Brouwers greep het aanbod ook aan omdat hij verkering had. ‘In Nederland heerste in die jaren nijpende woningnood. Ik kon wel huwen, maar dan moest ik bij mijn schoonouders intrekken of zo. In België stonden huizen gewoon leeg. We hoefden maar door de straten te rijden en we zagen overal bordjes: te koop, of: te huur. Dat maakte de verhuizing naar België erg aantrekkelijk.’

Twaalf jaar later was het maar goed dat hij zich weer in Nederland had verscholen. Brouwers wreef in woedende pamfletten de grote auteurs van die tijd – genre Ward Ruyslinck, Jos Vandeloo en Clem Schouwenaars – in dat hun werk op de uitgeverij consequent moest worden vernederlandst. ‘Ik zou gelyncht zijn’, lacht Brouwers. ‘Ik werd gehaat! Geminacht! Bespuugd! Bescheten!’

De auteurs mochten wel Vlaams schrijven, maar: grammaticaal correct. ‘Zoals Hugo Claus of nu Herman Brusselmans, die schrijven in de taal waarin ze denken – maar wél in kloppende zinnen. De Marnix Gijsens schreven kreupel Nederlands. Keer op keer. Als ik een manuscript vol correcties zou terugkrijgen, zou ik dat bestuderen. Zou ik ervan leren. Zij niet. Zij hadden alleen maar excuses.’


Tegenwoordig is de Vlaamse houding jegens Brouwers compleet veranderd. Hij is in zijn gekozen thuisland op een groot voetstuk gezet. Bij zijn zeventigste verjaardag vorig jaar maakte alle kranten en weekbladen specials – in Nederland niet één. In Zutendaal kreeg hij zelfs een monument. En toen dit voorjaar Bittere bloemen verscheen waren de reacties hier enthousiaster en de verkopen in verhouding beter.

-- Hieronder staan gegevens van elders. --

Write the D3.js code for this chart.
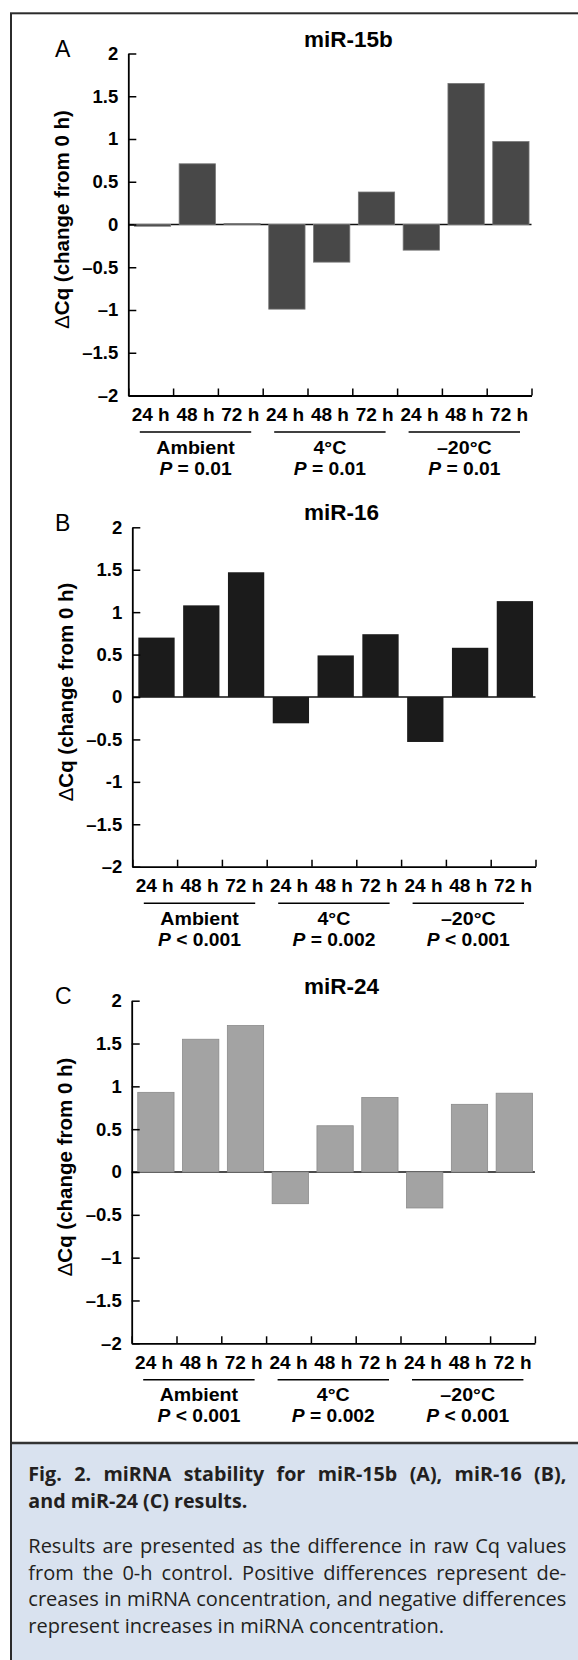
<!DOCTYPE html>
<html>
<head>
<meta charset="utf-8">
<script src="https://cdn.jsdelivr.net/npm/d3@7/dist/d3.min.js"></script>
<style>
  body { margin: 0; background: #fff; }
  svg { display: block; }
</style>
</head>
<body>
<svg id="fig" width="578" height="1660"></svg>
<script>
// ---- data ----
var hours = ['24 h', '48 h', '72 h'];
var groups = ['Ambient', '4°C', '–20°C'];
var categories = ['amb-24', 'amb-48', 'amb-72', 'c4-24', 'c4-48', 'c4-72', 'm20-24', 'm20-48', 'm20-72'];

var mir15b = [-0.02, 0.71, 0.01, -0.99, -0.44, 0.38, -0.30, 1.65, 0.97];
var mir16 = [0.70, 1.08, 1.47, -0.31, 0.49, 0.74, -0.53, 0.58, 1.13];
var mir24 = [0.93, 1.55, 1.71, -0.37, 0.54, 0.87, -0.42, 0.79, 0.92];

var pA = ['= 0.01', '= 0.01', '= 0.01'];
var pB = ['< 0.001', '= 0.002', '< 0.001'];
var pC = ['< 0.001', '= 0.002', '< 0.001'];

var yTicks = [2, 1.5, 1, 0.5, 0, -0.5, -1, -1.5, -2];
var yTickLabelsA = ['2', '1.5', '1', '0.5', '0', '–0.5', '–1', '–1.5', '–2'];
var yTickLabelsB = ['2', '1.5', '1', '0.5', '0', '–0.5', '-1', '–1.5', '–2'];

var captionTitle = [
  'Fig. 2. miRNA stability for miR-15b (A), miR-16 (B),',
  'and miR-24 (C) results.'
];
var captionBody = [
  'Results are presented as the difference in raw Cq values',
  'from the 0-h control. Positive differences represent de-',
  'creases in miRNA concentration, and negative differences',
  'represent increases in miRNA concentration.'
];

var svg = d3.select('#fig');
var chartFont = '"Liberation Sans", Arial, Helvetica, sans-serif';
var captionFont = '"Open Sans", "Noto Sans", sans-serif';

// caption panel background, drawn first
svg.append('rect')
  .attr('x', 11).attr('y', 1443)
  .attr('width', 600).attr('height', 240)
  .attr('fill', '#d9e2ef');
svg.append('line')
  .attr('x1', 11).attr('x2', 590)
  .attr('y1', 1443).attr('y2', 1443)
  .attr('stroke', '#333').attr('stroke-width', 2.3);

var panels = [
  { letter: 'A', title: 'miR-15b', values: mir15b, pvals: pA, tickLabels: yTickLabelsA,
    fill: '#484848', stroke: '#777', x0: 128.3, x1: 531.5, yTop: 53.5, yBot: 395.5 },
  { letter: 'B', title: 'miR-16', values: mir16, pvals: pB, tickLabels: yTickLabelsB,
    fill: '#1b1b1b', stroke: 'none', x0: 132.3, x1: 535.5, yTop: 527.3, yBot: 866.7 },
  { letter: 'C', title: 'miR-24', values: mir24, pvals: pC, tickLabels: yTickLabelsA,
    fill: '#a3a3a3', stroke: '#8a8a8a', x0: 131.7, x1: 534.9, yTop: 1000.7, yBot: 1343.3 }
];

panels.forEach(drawPanel);

function drawPanel(p) {
  var g = svg.append('g').attr('font-family', chartFont);

  var x = d3.scaleBand().domain(categories).range([p.x0, p.x1]);
  var xEdge = d3.scaleLinear().domain([0, categories.length]).range([p.x0, p.x1]);
  var xg = d3.scaleBand().domain(groups).range([p.x0, p.x1]);
  var y = d3.scaleLinear().domain([-2, 2]).range([p.yBot, p.yTop]);

  // zero line behind the bars
  g.append('line')
    .attr('x1', p.x0).attr('x2', p.x1)
    .attr('y1', y(0)).attr('y2', y(0))
    .attr('stroke', '#111').attr('stroke-width', 1.6);

  g.selectAll('rect.bar')
    .data(p.values)
    .enter()
    .append('rect')
    .attr('class', 'bar')
    .attr('x', (d, i) => x(categories[i]) + x.bandwidth() * 0.135)
    .attr('width', x.bandwidth() * 0.81)
    .attr('y', (d) => y(Math.max(0, d)))
    .attr('height', (d) => Math.abs(y(d) - y(0)))
    .attr('fill', p.fill)
    .attr('stroke', p.stroke)
    .attr('stroke-width', 0.8);

  // y axis, ticks point inward
  var ya = g.append('g')
    .attr('transform', 'translate(' + p.x0 + ',0)')
    .call(d3.axisLeft(y).tickValues(yTicks).tickSize(-8).tickSizeOuter(0)
      .tickFormat((d, i) => p.tickLabels[i]));
  ya.attr('font-size', null).attr('font-family', null);
  ya.select('.domain').attr('stroke', '#000').attr('stroke-width', 1.8);
  ya.selectAll('.tick line').attr('stroke', '#000').attr('stroke-width', 1.5);
  ya.selectAll('.tick text')
    .attr('x', -10)
    .attr('font-size', 18.5)
    .attr('font-weight', 'bold')
    .attr('fill', '#000');

  // x axis at the bottom, ticks at category edges
  var xa = g.append('g')
    .attr('transform', 'translate(0,' + p.yBot + ')')
    .call(d3.axisBottom(xEdge).tickValues(d3.range(categories.length + 1)).tickSize(-7).tickSizeOuter(0).tickFormat(''));
  xa.select('.domain').attr('stroke', '#000').attr('stroke-width', 1.8);
  xa.selectAll('.tick line').attr('stroke', '#000').attr('stroke-width', 1.5);

  g.selectAll('text.hour')
    .data(categories)
    .enter()
    .append('text')
    .attr('class', 'hour')
    .attr('x', (d) => x(d) + x.bandwidth() / 2)
    .attr('y', p.yBot + 25.5)
    .attr('text-anchor', 'middle')
    .attr('font-size', 19)
    .attr('font-weight', 'bold')
    .text((d, i) => hours[i % 3]);

  // group underline + condition + P value
  g.selectAll('line.under')
    .data(groups)
    .enter()
    .append('line')
    .attr('x1', (d) => xg(d) + 11.5)
    .attr('x2', (d) => xg(d) + xg.bandwidth() - 11.5)
    .attr('y1', p.yBot + 36.5).attr('y2', p.yBot + 36.5)
    .attr('stroke', '#000').attr('stroke-width', 1.6);

  g.selectAll('text.group')
    .data(groups)
    .enter()
    .append('text')
    .attr('class', 'group')
    .attr('transform', (d) => 'translate(' + (xg(d) + xg.bandwidth() / 2) + ',' + (p.yBot + 58) + ') scale(1.06,1)')
    .attr('text-anchor', 'middle')
    .attr('font-size', 18.5)
    .attr('font-weight', 'bold')
    .text((d) => d);

  var pt = g.selectAll('text.pval')
    .data(groups)
    .enter()
    .append('text')
    .attr('class', 'pval')
    .attr('transform', (d) => 'translate(' + (xg(d) + xg.bandwidth() / 2) + ',' + (p.yBot + 79) + ') scale(1.04,1)')
    .attr('text-anchor', 'middle')
    .attr('font-size', 18.5)
    .attr('font-weight', 'bold');
  pt.append('tspan').attr('font-style', 'italic').text('P');
  pt.append('tspan').text((d, i) => ' ' + p.pvals[i]);

  // panel title and letter
  g.append('text')
    .attr('x', 304)
    .attr('y', p.yTop - 7)
    .attr('font-size', 22.5)
    .attr('font-weight', 'bold')
    .text(p.title);

  g.append('text')
    .attr('x', 55)
    .attr('y', p.yTop + 3.5)
    .attr('font-size', 23)
    .text(p.letter);

  // y axis label
  var yl = g.append('text')
    .attr('transform', 'translate(' + (p.x0 - 59.7) + ',' + ((p.yTop + p.yBot) / 2 - 5) + ') rotate(-90)')
    .attr('text-anchor', 'middle')
    .attr('font-size', 20.5)
    .attr('font-weight', 'bold');
  yl.append('tspan').attr('font-weight', 'normal').text('Δ');
  yl.append('tspan').text('Cq (change from 0 h)');
}

// caption, each line laid out word by word
function setLine(text, x, y, width, justify, size, weight) {
  var words = text.split(' ');
  var nodes = words.map(function (w) {
    return svg.append('text')
      .attr('y', y)
      .attr('font-family', captionFont)
      .attr('font-size', size)
      .attr('font-weight', weight)
      .attr('fill', '#231f20')
      .text(w);
  });
  var widths = nodes.map((n) => n.node().getComputedTextLength());
  var total = d3.sum(widths);
  var space = size * 0.26;
  var gap = justify && words.length > 1 ? (width - total) / (words.length - 1) : space;
  var cx = x;
  nodes.forEach(function (n, i) {
    n.attr('x', cx);
    cx += widths[i] + gap;
  });
}

var capLeft = 28.3;
var capWidth = 538;
var titleY = [1481, 1508];
var bodyY = [1553, 1579.7, 1606.4, 1633];

captionTitle.forEach(function (line, i) {
  setLine(line, capLeft, titleY[i], capWidth, i < captionTitle.length - 1, 19.7, 700);
});
captionBody.forEach(function (line, i) {
  setLine(line, capLeft, bodyY[i], capWidth, i < captionBody.length - 1, 20, 400);
});

// outer frame (right edge runs off the page)
svg.append('rect')
  .attr('x', 11).attr('y', 13.3)
  .attr('width', 620).attr('height', 1700)
  .attr('fill', 'none')
  .attr('stroke', '#2b2b2b')
  .attr('stroke-width', 2);
</script>
</body>
</html>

Zelf heeft Brouwers de neiging de eer te minimaliseren. Hij heeft nu eenmaal de faam die hij heeft, daar kan hij niets aan doen. Een wereldberoemdheid is hij nu ook weer niet. ‘Ik vind mezelf nogal bescheiden. En dat zeg ik zonder ironie.’ En zo’n monument dat godbetert het effect heeft van een richtingaanwijzer naar zijn huis? Hij zoekt naar woorden om de initiatiefnemers niet te schofferen. ‘Het is teveel eer.’

Maar de omslag van afkeer naar liefde kan hij natuurlijk niet ontkennen. ‘De rehabilitatie is begonnen met de generatie van Tom Lanoye. Hij zei begin jaren tachtig in een interview: die Brouwers heeft gewoon gelijk. Als je deel wilt uitmaken van de Nederlandse literatuur, moet je het Nederlands perfect beheersen. En nu krijg ik er linten en ereprijzen voor.’


Als het aan hem ligt, slijt Brouwers de rest van zijn dagen dan ook in Zutendaal. De juridische problemen met zijn afgelegen bungalow maakt geen verschil. Eerder dit jaar bleek zijn huis illegaal te zijn gebouwd. Zijn bospad is immers officieel geen bestaande weg. Hij moet het binnen vier jaar afbreken. ‘Maar over vier jaar ben ik er niet meer. En tot die tijd schrijf ik rustig door.’